As I drove home last night from watching the election at a friend’s house, the joy I should have felt at Obama’s victory was drowned in the sorrow I felt at the step backwards my state has taken. My car’s stereo was playing my newly purchased copy of Mahler’s Das Lied von der Erde, his sorrowful symphonic masterpiece composed at a time in his life when he’d discovered himself to be deathly ill and had just lost a daughter to Scarlet Fever. Mahler’s masterpiece really overcame me, matching my mood perfectly. I nearly wept with sadness at how close we had come to true equality, and how stupid fucks took it away just because they think butt sex is nasty and against Jesus.
Das Lied von der Erda has warm and hopeful parts as well, and so does the current state of gay marriage–though our own state is still bigoted and full of hulking moralistic dinosaurs, other states such as New York and New Jersey are gearing up for a real solid state of equality. But I mourn the state we were for just a few months.
Prop 8 passing is heartbreaking, no doubt, and casts a dark cloud over this otherwise positive election.
We jus have to keep on trying, and keep on fighting, as many people have before us. America will come around. Come to the rally in WeHo! I think it will be a good morale boost for all of us.
Wherefore art this rally in WeHo? What’s the time and place?
It’s really too bad. I’m disappointed too; equality got screwed.
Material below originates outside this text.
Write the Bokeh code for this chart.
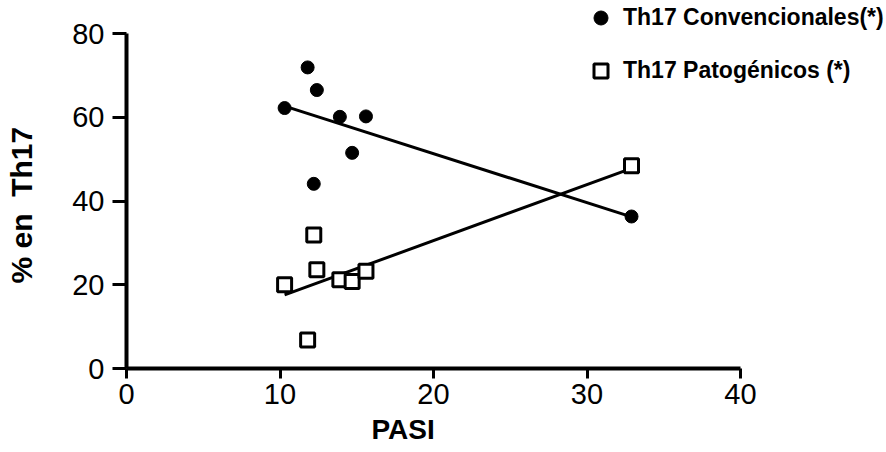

California voters have passed very un-progressive initiatives before that have taken away existing rights. However, they have always had very undesirable consequences: Proposition 14 in 1964 and 187 in 1994 created quite a few problems that hurt California’s quality of live and general social tolerance. I suspect 8 will have similar negative consequences that will deeply hurt people in this state. The people who voted for it are too stupid to realize those consequences, as was the case with supporters of Props 14 and 187 (and Prop 13 in 1978 for that matter – which made CA schools go from the top 10 in the nation to the bottom 10 in the nation).